··· RECORDS SHOWN ···

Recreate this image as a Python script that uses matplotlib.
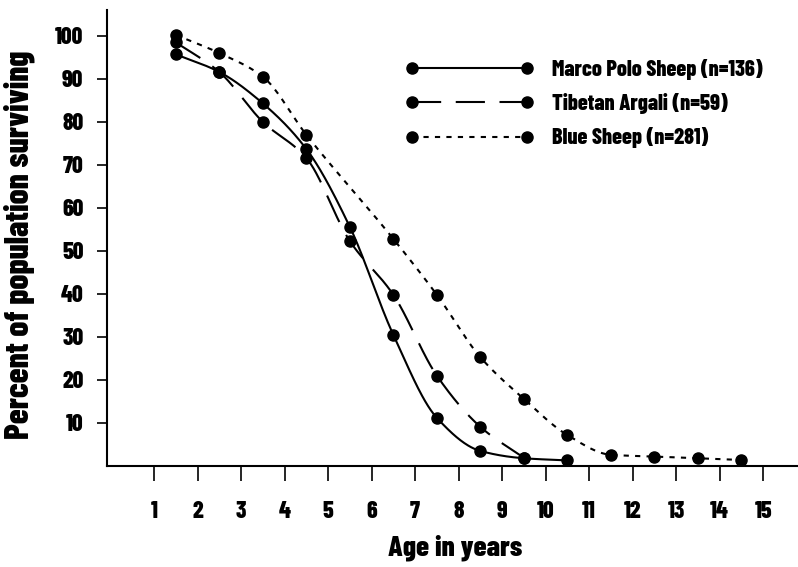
import numpy as np
import matplotlib
matplotlib.use('Agg')
import matplotlib.pyplot as plt
from matplotlib.lines import Line2D
from matplotlib.legend_handler import HandlerLine2D

# --- data ---
marco_age = [1.5, 2.5, 3.5, 4.5, 5.5, 6.5, 7.5, 8.5, 9.5, 10.5]
marco_pct = [95.7, 91.6, 84.3, 73.7, 55.6, 30.5, 11.2, 3.5, 1.8, 1.3]

argali_age = [1.5, 2.5, 3.5, 4.5, 5.5, 6.5, 7.5, 8.5, 9.5]
argali_pct = [98.5, 91.6, 80.0, 71.6, 52.3, 39.8, 21.0, 9.1, 1.9]

blue_age = [1.5, 2.5, 3.5, 4.5, 6.5, 7.5, 8.5, 9.5, 10.5, 11.5, 12.5, 13.5, 14.5]
blue_pct = [100.2, 96.0, 90.5, 77.0, 52.8, 39.8, 25.3, 15.6, 7.2, 2.6, 2.2, 1.8, 1.4]

labels = ['Marco Polo Sheep (n=136)', 'Tibetan Argali (n=59)', 'Blue Sheep (n=281)']
x_ticks = list(range(1, 16))
y_ticks = list(range(10, 101, 10))


def smooth(x, y, n=400):
    # monotone cubic (pchip style) just to draw the curve between the points
    x = np.asarray(x, float)
    y = np.asarray(y, float)
    h = np.diff(x)
    d = np.diff(y) / h
    m = np.zeros_like(y)
    m[0], m[-1] = d[0], d[-1]
    for k in range(1, len(x) - 1):
        if d[k - 1] * d[k] > 0:
            w1 = 2 * h[k] + h[k - 1]
            w2 = h[k] + 2 * h[k - 1]
            m[k] = (w1 + w2) / (w1 / d[k - 1] + w2 / d[k])
    xs = np.linspace(x[0], x[-1], n)
    idx = np.clip(np.searchsorted(x, xs) - 1, 0, len(x) - 2)
    t = (xs - x[idx]) / h[idx]
    h00 = 2 * t**3 - 3 * t**2 + 1
    h10 = t**3 - 2 * t**2 + t
    h01 = -2 * t**3 + 3 * t**2
    h11 = t**3 - t**2
    ys = h00 * y[idx] + h10 * h[idx] * m[idx] + h01 * y[idx + 1] + h11 * h[idx] * m[idx + 1]
    return xs, ys


# condensed heavy face, close to the old typeset look
plt.rcParams['font.family'] = ['Barlow Condensed', 'DejaVu Sans']
plt.rcParams['font.weight'] = 800

fig = plt.figure(figsize=(7.98, 5.67), dpi=100)
ax = fig.add_axes([107 / 798, 101 / 567, 691 / 798, 456 / 567])

styles = [
    dict(linestyle='-'),
    dict(linestyle=(0, (14, 7))),
    dict(linestyle=(0, (2.5, 3))),
]
series = [(marco_age, marco_pct), (argali_age, argali_pct), (blue_age, blue_pct)]

handles = []
for (sx, sy), st, lab in zip(series, styles, labels):
    xs, ys = smooth(sx, sy)
    ax.plot(xs, ys, color='black', lw=1.5, **st)
    ax.plot(sx, sy, 'o', color='black', ms=8, zorder=3)
    handles.append(Line2D([], [], color='black', lw=1.5, marker='o', ms=8, label=lab, **st))

ax.set_xlim(-0.08, 15.8)
ax.set_ylim(0, 106)
ax.set_xticks(x_ticks)
ax.set_yticks(y_ticks)
ax.tick_params(axis='x', direction='out', length=11, width=1.2, pad=14, labelsize=17)
ax.tick_params(axis='y', direction='out', length=7, width=1.2, pad=10, labelsize=17)
for sp in ['top', 'right']:
    ax.spines[sp].set_visible(False)
for sp in ['left', 'bottom']:
    ax.spines[sp].set_linewidth(1.5)

ax.set_xlabel('Age in years', fontsize=21, fontweight=800)
ax.set_ylabel('Percent of population surviving', fontsize=24, fontweight=800)
ax.xaxis.set_label_coords(0.504, -0.15)
ax.yaxis.set_label_coords(-0.104, 0.485)

ax.legend(handles=handles, loc='upper left', bbox_to_anchor=(0.441, 0.893),
          frameon=False, fontsize=16, handlelength=5.2, handletextpad=1.1,
          labelspacing=0.6, borderpad=0, borderaxespad=0,
          handler_map={Line2D: HandlerLine2D(numpoints=2, marker_pad=0)})

fig.savefig('out.png', dpi=100)
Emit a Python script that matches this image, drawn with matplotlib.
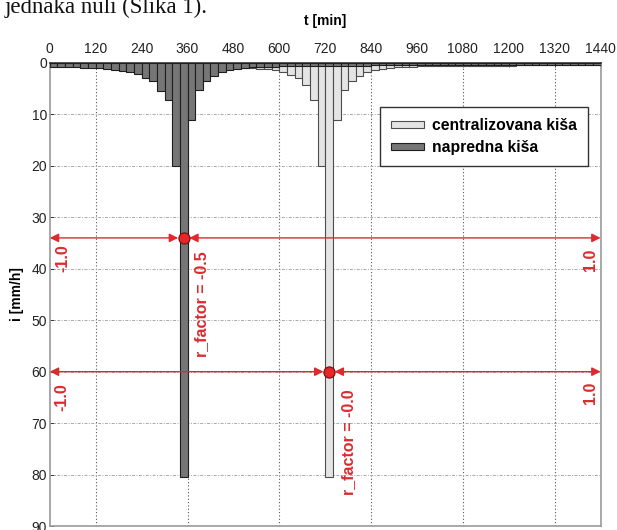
import numpy as np
import matplotlib
matplotlib.use("Agg")
import matplotlib.pyplot as plt

## chart data
t_start = np.arange(0, 1440, 20)  # pocetak intervala [min]

# napredna kisa (advanced storm), 72 intervala po 20 min
napredna = [0.8, 0.8, 0.8, 0.85, 0.9, 0.9, 1.0, 1.1, 1.4, 1.6,
            1.8, 2.2, 3.0, 3.5, 5.4, 7.2, 20.0, 80.4, 11.0, 5.3,
            3.5, 2.5, 1.8, 1.4, 1.1, 0.95, 0.85, 0.8, 0.75, 0.7,
            0.65, 0.6, 0.6, 0.55, 0.55, 0.55, 0.5, 0.5, 0.5, 0.5,
            0.5, 0.5, 0.45, 0.45, 0.45, 0.45, 0.45, 0.45, 0.45, 0.45,
            0.4, 0.4, 0.4, 0.4, 0.4, 0.4, 0.4, 0.4, 0.4, 0.4,
            0.4, 0.4, 0.4, 0.4, 0.4, 0.4, 0.4, 0.4, 0.4, 0.4,
            0.4, 0.4]
# centralizovana kisa (centred storm)
centralizovana = [0.45, 0.45, 0.45, 0.45, 0.45, 0.45, 0.5, 0.5, 0.5, 0.5,
                  0.5, 0.55, 0.55, 0.55, 0.6, 0.6, 0.65, 0.65, 0.7, 0.7,
                  0.75, 0.8, 0.85, 0.9, 0.95, 1.0, 1.05, 1.1, 1.2, 1.4,
                  1.7, 2.3, 2.9, 4.3, 7.2, 20.0, 80.4, 11.0, 5.3, 3.5,
                  2.5, 1.8, 1.4, 1.2, 1.0, 0.85, 0.75, 0.7, 0.65, 0.6,
                  0.6, 0.55, 0.55, 0.55, 0.5, 0.5, 0.5, 0.5, 0.5, 0.5,
                  0.5, 0.45, 0.45, 0.45, 0.45, 0.45, 0.45, 0.45, 0.45, 0.45,
                  0.45, 0.45]

x_ticks = np.arange(0, 1441, 120)
y_ticks = np.arange(0, 91, 10)
x_grid = [120, 360, 600, 840, 1080, 1320]

# r_factor oznake: (x tacke, y nivo, tekst, x teksta, y teksta)
r_points = [(350, 34, 'r_factor = -0.5', 397, 46.8),
            (730, 60, 'r_factor = -0.0', 781, 73.7)]
edge_labels = [('-1.0', 33, 38.0), ('1.0', 1413, 38.3),
               ('-1.0', 31, 64.9), ('1.0', 1413, 64.2)]

RED = '#dd2a2e'
SANS = ['Liberation Sans', 'DejaVu Sans']

fig = plt.figure(figsize=(6.17, 5.30), dpi=100)
W, H = 617.0, 530.0
ax = fig.add_axes([49.8 / W, 1 - 526 / H, (600.6 - 49.8) / W, (526 - 63) / H])

## bars
ax.bar(t_start, centralizovana, width=20, align='edge', color='#e4e4e4',
       edgecolor='#4d4d4d', linewidth=0.8, zorder=2, label='centralizovana kiša')
ax.bar(t_start, napredna, width=20, align='edge', color='#767676',
       edgecolor='#1e1e1e', linewidth=0.8, zorder=3, label='napredna kiša')

## axes
ax.set_xlim(0, 1440)
ax.set_ylim(90, 0)
ax.xaxis.tick_top()
ax.xaxis.set_label_position('top')
ax.set_xticks(x_ticks)
ax.set_yticks(y_ticks)
ax.tick_params(axis='both', direction='in', length=3, labelsize=10,
               colors='#222222', width=0.6)
ax.tick_params(axis='x', pad=5)
ax.tick_params(axis='y', pad=2)
for lab in ax.get_xticklabels() + ax.get_yticklabels():
    lab.set_family(SANS)
ax.set_xlabel('t [min]', fontsize=10, fontweight='bold', family=SANS, labelpad=12)
ax.set_ylabel('i [mm/h]', fontsize=10, fontweight='bold', family=SANS, labelpad=5)

for xg in x_grid:
    ax.axvline(xg, color='#555555', linestyle=(0, (1, 2)), linewidth=0.8, zorder=1)
for yg in y_ticks[1:-1]:
    ax.axhline(yg, color='#a8a8a8', linestyle=(0, (3, 1.5, 1, 1.5)), linewidth=0.7, zorder=1)

for s in ['left', 'right', 'bottom']:
    ax.spines[s].set_color('#9a9a9a')
    ax.spines[s].set_linewidth(1.2)
ax.spines['top'].set_color('#333333')
ax.spines['top'].set_linewidth(1.2)

## r_factor strelice
for xp, yp, txt, xt, yt in r_points:
    ax.annotate('', xy=(xp, yp), xytext=(0, yp),
                arrowprops=dict(arrowstyle='<|-|>', color=RED, lw=1.0,
                                mutation_scale=13, shrinkA=0, shrinkB=4),
                zorder=5)
    ax.annotate('', xy=(1440, yp), xytext=(xp, yp),
                arrowprops=dict(arrowstyle='<|-|>', color=RED, lw=1.0,
                                mutation_scale=13, shrinkA=4, shrinkB=0),
                zorder=5)
    ax.plot(xp, yp, 'o', ms=8, mfc='#e8262a', mec='#7a1414', mew=0.9, zorder=6)
    ax.text(xt, yt, txt, rotation=90, ha='center', va='center', color=RED,
            fontsize=11.5, fontweight='bold', family=SANS, zorder=6)
for txt, xt, yt in edge_labels:
    ax.text(xt, yt, txt, rotation=90, ha='center', va='center', color=RED,
            fontsize=11.5, fontweight='bold', family=SANS, zorder=6)

## legend
leg = ax.legend(loc='upper right', bbox_to_anchor=(0.977, 0.905),
                prop={'family': SANS, 'weight': 'bold', 'size': 11.3},
                handlelength=2.1, handleheight=0.35, handletextpad=0.5,
                borderpad=0.7, labelspacing=0.45, fancybox=False,
                framealpha=1, edgecolor='#333333', borderaxespad=0)
leg.get_frame().set_linewidth(1.0)

## tekst iz dokumenta iznad slike
fig.text(0.008, 1 - 13 / H, 'jednaka nuli (Slika 1).', family=['Liberation Serif', 'DejaVu Serif'],
         fontsize=16.5, va='baseline', ha='left', color='#111111')

fig.savefig('out.png', dpi=100)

···

Every line from the top of the entries through the line that holds "y_ticks = list(range(10, 101, 10))" is to be quoted exactly, please, and nothing else; omit the pictures.

ANSWER TO THE TASK ▸
Recreate this image as a Python script that uses matplotlib.
import numpy as np
import matplotlib
matplotlib.use('Agg')
import matplotlib.pyplot as plt
from matplotlib.lines import Line2D
from matplotlib.legend_handler import HandlerLine2D

# --- data ---
marco_age = [1.5, 2.5, 3.5, 4.5, 5.5, 6.5, 7.5, 8.5, 9.5, 10.5]
marco_pct = [95.7, 91.6, 84.3, 73.7, 55.6, 30.5, 11.2, 3.5, 1.8, 1.3]

argali_age = [1.5, 2.5, 3.5, 4.5, 5.5, 6.5, 7.5, 8.5, 9.5]
argali_pct = [98.5, 91.6, 80.0, 71.6, 52.3, 39.8, 21.0, 9.1, 1.9]

blue_age = [1.5, 2.5, 3.5, 4.5, 6.5, 7.5, 8.5, 9.5, 10.5, 11.5, 12.5, 13.5, 14.5]
blue_pct = [100.2, 96.0, 90.5, 77.0, 52.8, 39.8, 25.3, 15.6, 7.2, 2.6, 2.2, 1.8, 1.4]

labels = ['Marco Polo Sheep (n=136)', 'Tibetan Argali (n=59)', 'Blue Sheep (n=281)']
x_ticks = list(range(1, 16))
y_ticks = list(range(10, 101, 10))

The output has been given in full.